128083 kjetil tonning

European standards for design, execution and construction products have come under fire from FIEC (the European Construction Industry Federation) for being difficult to develop and for not being useful.

It said that it was against over-prescriptive execution standards, saying that while some standards for structural works were feasible, others were useless.

Kjetil Tonning, president elect of FIEC, and also responsible for the federation’s Technical Commission, said, “Let’s be clear. We are not refusing to accept any European execution standards whatsoever.

“Framework execution standards at European level that are consistent with Eurocodes, compatible with voluntary national construction provisions, and take into account local and regional practices, may well be feasible.”

He said that with the full involvement of contractors in the development of such standards, FIEC was open to the possibility.

“However, we emphatically reject execution standards for finishing and equipment –and any that are so prescriptive that they prevent contractors from using viable alternative methods and products.”

FIEC feels that exacerbating the standardisation burden will harm competitiveness.

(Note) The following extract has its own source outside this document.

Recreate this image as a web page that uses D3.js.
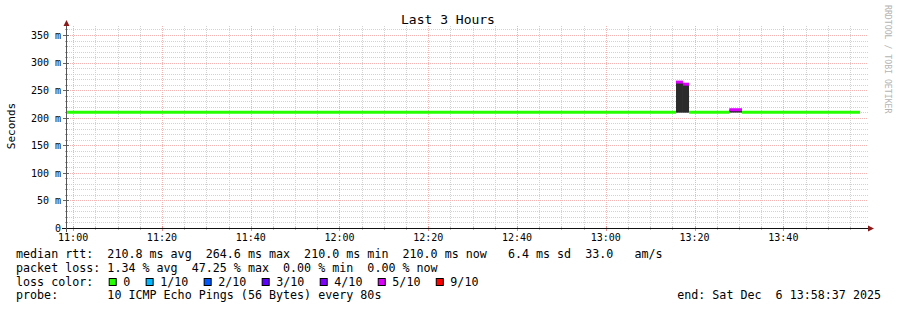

It said that, in general, European product standards helped to improve quality, safety and consistency throughout Europe when they were developed by the industry, for the industry, and taking into account the needs of users and any specific national requirements, which could be included in the harmonisation process.

In contrast, European execution standards had a different purpose, said FIEC, adding that by their very nature they were difficult to develop.

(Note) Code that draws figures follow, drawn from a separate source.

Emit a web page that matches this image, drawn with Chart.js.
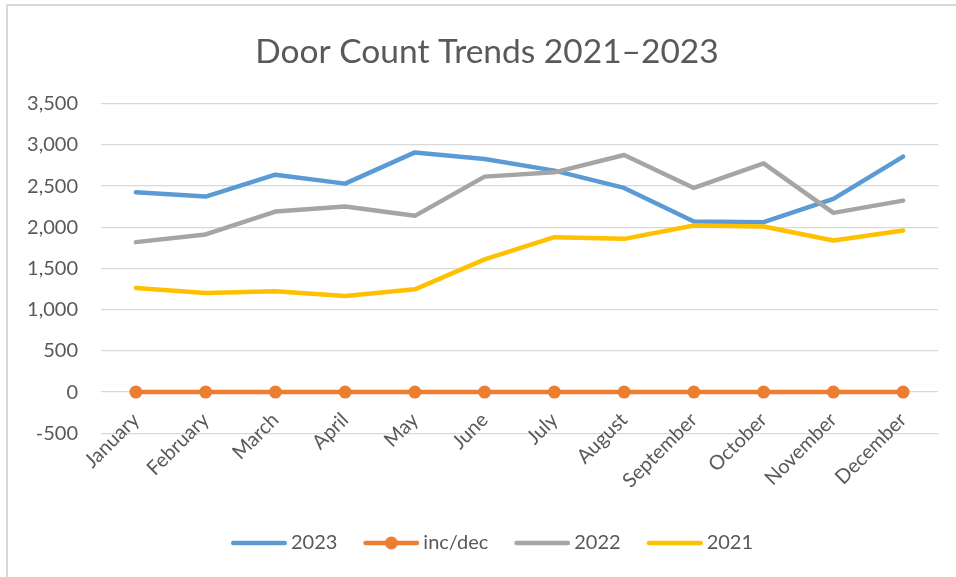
<!DOCTYPE html>
<html>
<head>
<meta charset="utf-8">
<script src="https://cdn.jsdelivr.net/npm/chart.js@4.4.1/dist/chart.umd.min.js"></script>
<style>
  html, body { margin: 0; padding: 0; background: #ffffff; overflow: hidden; }
  body { width: 956px; height: 577px; position: relative; }
  #frame { position: absolute; left: 6px; top: 4px; width: 960px; height: 580px;
           border-top: 2px solid #d9d9d9; border-left: 2px solid #d9d9d9; box-sizing: border-box; }
  #wrap { position: absolute; left: 0; top: 0; width: 976px; height: 577px; }
</style>
</head>
<body>
<div id="frame"></div>
<div id="wrap"><canvas id="c" width="976" height="577"></canvas></div>
<script>
const months = ["January","February","March","April","May","June","July","August","September","October","November","December"];
const series2023 = [2425, 2373, 2639, 2530, 2909, 2829, 2688, 2478, 2070, 2062, 2345, 2857];
const seriesIncDec = [0, 0, 0, 0, 0, 0, 0, 0, 0, 0, 0, 0];
const series2022 = [1820, 1913, 2191, 2252, 2139, 2615, 2667, 2877, 2478, 2776, 2175, 2324];
const series2021 = [1263, 1202, 1223, 1166, 1247, 1610, 1880, 1860, 2021, 2009, 1840, 1961];
const yMin = -500, yMax = 3500, yStep = 500;

const TEXT = '#595959';
const FONT = 'Lato, "Open Sans", sans-serif';
const BOX_W = 60;

function legendImage(color, marker) {
  const c = document.createElement('canvas');
  c.width = BOX_W + 12; c.height = 16;
  const g = c.getContext('2d');
  const x1 = c.width - 56, x2 = c.width;
  g.strokeStyle = color; g.lineWidth = 4.5; g.lineCap = 'round';
  g.beginPath(); g.moveTo(x1 + 2.25, 8); g.lineTo(x2 - 2.25, 8); g.stroke();
  if (marker) {
    g.fillStyle = color; g.beginPath(); g.arc((x1 + x2) / 2, 8, 6.5, 0, Math.PI * 2); g.fill();
  }
  return c;
}

const datasets = [
  { label: '2023', data: series2023, borderColor: '#5B9BD5', order: 4, pointRadius: 0, marker: false },
  { label: 'inc/dec', data: seriesIncDec, borderColor: '#ED7D31', order: 3, pointRadius: 6.5, marker: true,
    pointBackgroundColor: '#ED7D31', pointBorderWidth: 0 },
  { label: '2022', data: series2022, borderColor: '#A5A5A5', order: 2, pointRadius: 0, marker: false },
  { label: '2021', data: series2021, borderColor: '#FFC000', order: 1, pointRadius: 0, marker: false }
].map(d => Object.assign({ borderWidth: 4.5, tension: 0, fill: false, backgroundColor: d.borderColor,
  borderCapStyle: 'round', borderJoinStyle: 'round', pointHoverRadius: 0 }, d));

new Chart(document.getElementById('c'), {
  type: 'line',
  data: { labels: months, datasets },
  options: {
    responsive: false,
    animation: false,
    devicePixelRatio: 1,
    events: [],
    layout: { padding: { left: 8, right: 10, top: 0, bottom: 14 } },
    plugins: {
      tooltip: { enabled: false },
      title: {
        display: true,
        text: 'Door Count Trends 2021–2023',
        color: TEXT,
        font: { family: FONT, size: 33.5, weight: 'normal', lineHeight: 1.2 },
        padding: { top: 32, bottom: 31.5 }
      },
      legend: {
        position: 'bottom',
        labels: {
          color: TEXT,
          font: { family: FONT, size: 20 },
          usePointStyle: true,
          pointStyleWidth: BOX_W,
          boxHeight: 20,
          padding: 16,
          generateLabels: (chart) => chart.data.datasets.map((d, i) => ({
            text: d.label,
            pointStyle: legendImage(d.borderColor, d.marker),
            fillStyle: d.borderColor,
            strokeStyle: d.borderColor,
            lineWidth: 0,
            hidden: false,
            datasetIndex: i,
            fontColor: TEXT
          }))
        }
      }
    },
    scales: {
      x: {
        type: 'category',
        position: { y: 0 },
        offset: true,
        grid: { display: false },
        border: { display: false },
        ticks: { color: TEXT, font: { family: FONT, size: 20 }, maxRotation: 45, minRotation: 45, padding: 8, autoSkip: false }
      },
      xSpace: {
        type: 'category',
        position: 'bottom',
        offset: true,
        grid: { display: false },
        border: { display: false },
        ticks: { display: false },
        afterFit: (s) => { s.height = 83.7; }
      },
      y: {
        position: 'left',
        min: yMin, max: yMax,
        grid: { color: '#d9d9d9', lineWidth: 1.3, drawTicks: false },
        border: { display: false },
        ticks: { stepSize: yStep, color: TEXT, font: { family: FONT, size: 20 }, padding: 23 },
        afterFit: (s) => { s.width = 93; }
      },
      ySpace: {
        type: 'linear',
        position: 'right',
        grid: { display: false },
        border: { display: false },
        ticks: { display: false },
        afterFit: (s) => { s.width = 28; }
      }
    }
  }
});
</script>
</body>
</html>
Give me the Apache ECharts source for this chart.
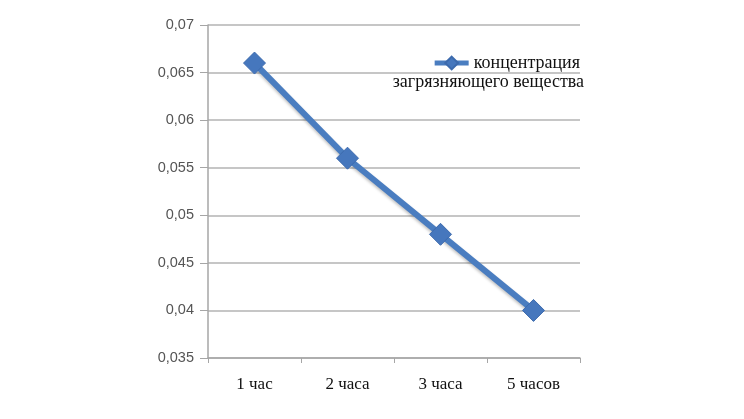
<!DOCTYPE html>
<html>
<head>
<meta charset="utf-8">
<script src="https://cdn.jsdelivr.net/npm/echarts@6/dist/echarts.min.js"></script>
<style>
  html, body { margin: 0; padding: 0; background: #fff; }
  #chart { width: 744px; height: 419px; }
</style>
</head>
<body>
<div id="chart"></div>
<script>
// данные графика
var categories = ['1 час', '2 часа', '3 часа', '5 часов'];
var concentration = [0.066, 0.056, 0.048, 0.040];
var yMin = 0.035, yMax = 0.07, yStep = 0.005;

var chart = echarts.init(document.getElementById('chart'));

var option = {
    animation: false,
    grid: {
        left: 208,
        right: 164,
        top: 25,
        bottom: 61
    },
    legend: {
        right: 159,
        top: 49,
        itemWidth: 34,
        itemHeight: 16,
        itemGap: 0,
        data: ['концентрация'],
        lineStyle: { width: 5 },
        textStyle: {
            fontFamily: 'Liberation Serif',
            fontSize: 18,
            color: '#111'
        }
    },
    graphic: [{
        type: 'text',
        right: 160,
        top: 73,
        style: {
            text: 'загрязняющего вещества',
            fontFamily: 'Liberation Serif',
            fontSize: 18,
            fill: '#111'
        }
    }],
    xAxis: {
        type: 'category',
        data: categories,
        boundaryGap: true,
        axisLine: { lineStyle: { color: '#a6a6a6', width: 1.5 } },
        axisTick: { show: true, length: 5, lineStyle: { color: '#a6a6a6' } },
        axisLabel: {
            fontFamily: 'Liberation Serif',
            fontSize: 17,
            color: '#111',
            margin: 18
        }
    },
    yAxis: {
        type: 'value',
        min: yMin,
        max: yMax,
        interval: yStep,
        axisLine: { show: true, lineStyle: { color: '#a6a6a6', width: 1.5 } },
        axisTick: { show: true, length: 8, lineStyle: { color: '#a6a6a6' } },
        splitLine: { lineStyle: { color: '#b3b3b3', width: 1.5 } },
        axisLabel: {
            fontFamily: 'Liberation Sans',
            fontSize: 14.5,
            color: '#555',
            margin: 14,
            formatter: function (v) {
                return String(+v.toFixed(3)).replace('.', ',');
            }
        }
    },
    series: [{
        name: 'концентрация',
        type: 'line',
        data: concentration,
        symbol: 'diamond',
        symbolSize: 22,
        lineStyle: {
            color: '#4a7dc0',
            width: 6,
            shadowColor: 'rgba(0,0,0,0.25)',
            shadowBlur: 3,
            shadowOffsetY: 2
        },
        itemStyle: {
            color: '#4677bd',
            borderColor: '#3c6aad',
            borderWidth: 1
        }
    }]
};

chart.setOption(option);
</script>
</body>
</html>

Differences in national construction methods, national legal systems, insurance and liability rules were cited as problems, along with the education and knowledge of construction professionals. FIEC said that this meant that construction processes – installation, assembly, etc – were not and could not be uniform across the EU.

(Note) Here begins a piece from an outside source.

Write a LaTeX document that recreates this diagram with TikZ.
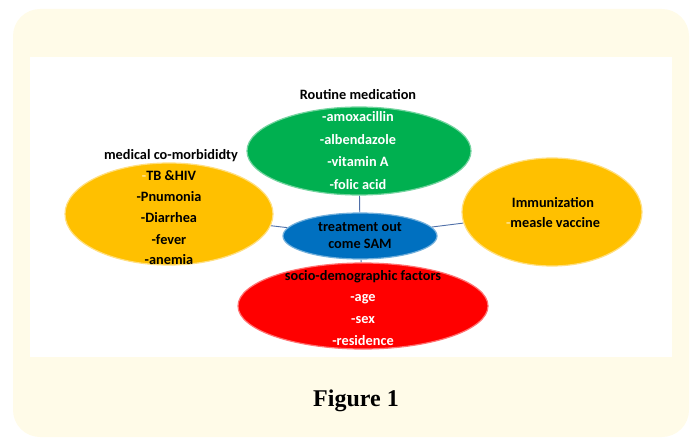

“In our experience, existing execution standards tend to be too vague, because they have to reflect all possible execution methods in all European countries,” said Tonning.

According to FIEC, if new European execution standards were to be developed, it recommended that this should be done on a case-by-case basis. It should only be where a real and immediate need had been identified by contractors, or in cases where both manufacturers and contractors agreed that there were only slight differences in the various methods applied across European countries.

As well as ensuring that contractors are involved in the relevant standardisation work, national standards bodies, which are members of the European Committee for Standardisation (CEN), should establish – with the full agreement of contractors – that there is a clear need for the standard, said FIEC.

It added that this was in order to ensure the standard’s legitimacy and credibility.